ポリモーフィズムは、Baseがインターフェイスクラスの場合〔=virtualなメンバ関数だけで構成されるクラス〕あるいは、抽象クラス〔virtualなメンバ関数を持つクラス〕で行われます。ここで言えるのは、派生したクラスは平等に扱われるべきということです。これは動的ではあるのですが、限定的な動的であるといえます。
動的な型
どういうことかというと、たとえばユーザーから入力されるクラスA, Bがあったとします。ところが、受け付けたいクラスはAだけで、Bは受け付けたくないとします。雰囲気は次の通りです。nはユーザーからの入力を模擬しているだけで、実際には、そのif-else文が入力そのものとなります。そしてbの部分では、いろいろな入力のうち、なんとか型をチェックして弾きたいのです。インターフェースでは、そもそもどれも平等でなければならないので出来ません。とはいっても、入力自体は平等に受け付けたいので、そこだけはインターフェースというか抽象クラスとして存在しています。

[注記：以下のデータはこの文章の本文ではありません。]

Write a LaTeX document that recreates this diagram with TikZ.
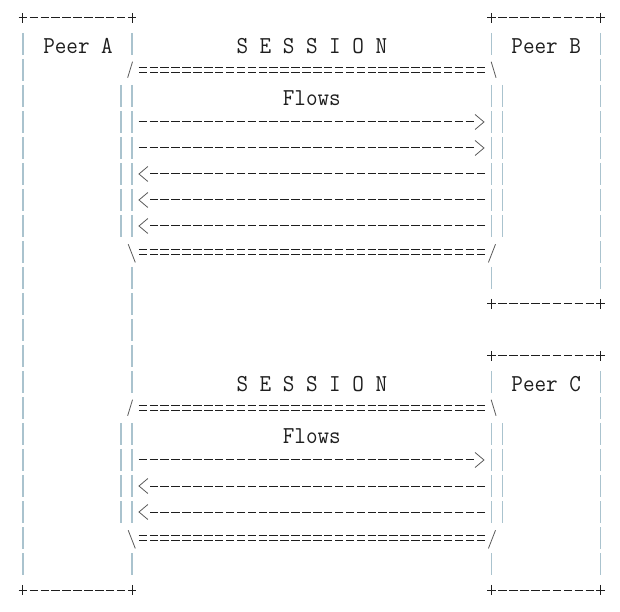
\documentclass[tikz,border=0pt]{standalone}
\usepackage{tikz}
\usetikzlibrary{positioning}

\definecolor{ink}{RGB}{30,30,30}
\definecolor{wallgray}{RGB}{170,195,206}
\definecolor{slashgray}{RGB}{90,90,90}

\begin{document}
\begin{tikzpicture}[
  x=10.9pt, y=-26pt,
  font=\ttfamily\fontsize{22.5}{27}\selectfont,
  lbl/.style={text=ink, inner sep=0pt, anchor=base, yscale=1.08, transform shape},
  wall/.style={draw=wallgray, line width=1.3pt, dash pattern=on 22pt off 4pt, dash phase=24pt},
  rule/.style={draw=ink, line width=1pt, dash pattern=on 8.5pt off 2.4pt, dash phase=9.7pt},
  eqrule/.style={rule, line width=0.8pt, double=white, double distance=4.2pt},
  corner/.style={draw=ink, line width=1pt},
  slash/.style={draw=slashgray, line width=0.8pt},
  flow/.style={rule},
  tip/.style={draw=slashgray, line width=0.8pt, solid},
  rhead/.pic={\draw[tip] (-0.82,-0.29) -- (0,0) -- (-0.82,0.29);},
  lhead/.pic={\draw[tip] (0.82,-0.29) -- (0,0) -- (0.82,0.29);}
]
  \useasboundingbox (-2.11,-0.692) rectangle (54.77,22.846);

  % Labels
  \node[lbl] (peerA) at (5.05,1.35) {Peer A};
  \node[lbl] (peerB) at (48,1.35) {Peer B};
  \node[lbl] (peerC) at (48,14.35) {Peer C};
  \node[lbl] (sess1) at (26.5,1.35) {S E S S I O N};
  \node[lbl] (flows1) at (26.5,3.35) {Flows};
  \node[lbl] (sess2) at (26.5,14.35) {S E S S I O N};
  \node[lbl] (flows2) at (26.5,16.35) {Flows};

  % Peer A box
  \draw[rule] (-0.5,0) -- (10.5,0);
  \draw[rule] (-0.5,22) -- (10.5,22);
  \draw[corner] (0,-0.2) -- (0,0.2) (10,-0.2) -- (10,0.2);
  \draw[corner] (0,21.8) -- (0,22.2) (10,21.8) -- (10,22.2);
  \draw[wall] (0,0.5) -- (0,21.5);
  \draw[wall] (10,0.5) -- (10,1.5) (10,2.5) -- (10,8.5) (10,9.5) -- (10,14.5)
              (10,15.5) -- (10,19.5) (10,20.5) -- (10,21.5);

  % Peer B box
  \draw[rule] (42.5,0) -- (53.5,0);
  \draw[rule] (42.5,11) -- (53.5,11);
  \draw[corner] (43,-0.2) -- (43,0.2) (53,-0.2) -- (53,0.2);
  \draw[corner] (43,10.8) -- (43,11.2) (53,10.8) -- (53,11.2);
  \draw[wall] (53,0.5) -- (53,10.5);
  \draw[wall] (43,0.5) -- (43,1.5) (43,2.5) -- (43,8.5) (43,9.5) -- (43,10.5);

  % Peer C box
  \draw[rule] (42.5,13) -- (53.5,13);
  \draw[rule] (42.5,22) -- (53.5,22);
  \draw[corner] (43,12.8) -- (43,13.2) (53,12.8) -- (53,13.2);
  \draw[corner] (43,21.8) -- (43,22.2) (53,21.8) -- (53,22.2);
  \draw[wall] (53,13.5) -- (53,21.5);
  \draw[wall] (43,13.5) -- (43,14.5) (43,15.5) -- (43,19.5) (43,20.5) -- (43,21.5);

  % Session A--B
  \draw[eqrule] (10.5,2) -- (42.5,2);
  \draw[eqrule] (10.5,9) -- (42.5,9);
  \draw[slash] (10.05,1.68) -- (9.6,2.3);
  \draw[slash] (42.95,1.68) -- (43.4,2.3);
  \draw[slash] (9.65,8.7) -- (10.3,9.4);
  \draw[slash] (43.35,8.7) -- (42.7,9.4);
  \draw[wall] (9,2.5) -- (9,8.5);
  \draw[wall] (44,2.5) -- (44,8.5);

  \draw[flow] (10.5,4) -- (41.5,4) ++(0.79,0) pic{rhead};
  \draw[flow] (10.5,5) -- (41.5,5) ++(0.79,0) pic{rhead};
  \draw[flow] (42.5,6) -- (11.5,6) ++(-0.86,0) pic{lhead};
  \draw[flow] (42.5,7) -- (11.5,7) ++(-0.86,0) pic{lhead};
  \draw[flow] (42.5,8) -- (11.5,8) ++(-0.86,0) pic{lhead};

  % Session A--C
  \draw[eqrule] (10.5,15) -- (42.5,15);
  \draw[eqrule] (10.5,20) -- (42.5,20);
  \draw[slash] (10.05,14.68) -- (9.6,15.3);
  \draw[slash] (42.95,14.68) -- (43.4,15.3);
  \draw[slash] (9.65,19.7) -- (10.3,20.4);
  \draw[slash] (43.35,19.7) -- (42.7,20.4);
  \draw[wall] (9,15.5) -- (9,19.5);
  \draw[wall] (44,15.5) -- (44,19.5);

  \draw[flow] (10.5,17) -- (41.5,17) ++(0.79,0) pic{rhead};
  \draw[flow] (42.5,18) -- (11.5,18) ++(-0.86,0) pic{lhead};
  \draw[flow] (42.5,19) -- (11.5,19) ++(-0.86,0) pic{lhead};
\end{tikzpicture}
\end{document}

struct Base { virtual ~Base() = default; }; struct DerivedA : public Base { }; struct DerivedB : public Base { }; int main() { DerivedA da; DerivedB db; int n = 1; Base* b; if(n % 2 == 0) { b = &da; } else { b = &db; } b; // ここではDerivedAだけ欲しい… return 0; }
ここで実行時型情報の出番です。dynamic_castでは、実行時型情報を利用して、元のオブジェクトの型に適切に変換できれば変換したポインタを返し、そうでなければnullptrを返します。ただし、参照型にキャストする場合は例外が投げられるので注意です。
int main() { DerivedA da; DerivedB db; int n = 0; Base* b; if(n % 2 == 0) { b = &da; } else { b = &db; } DerivedA* pa = dynamic_cast<DerivedA*>(b); if(pa == nullptr) { cout << "失敗" << endl; } else { cout << "成功" << endl; } return 0; }
この実行時型情報は、ユーザーからの入力に動的に対応できるので、たとえばスクリプト言語――Luaとか――にユーザーデータをCから作って、それを受け取るときなどに大変有効です。ダウンキャストの時でもとの型があっているか分からない〔=動的である〕ときに有効な方法ですね。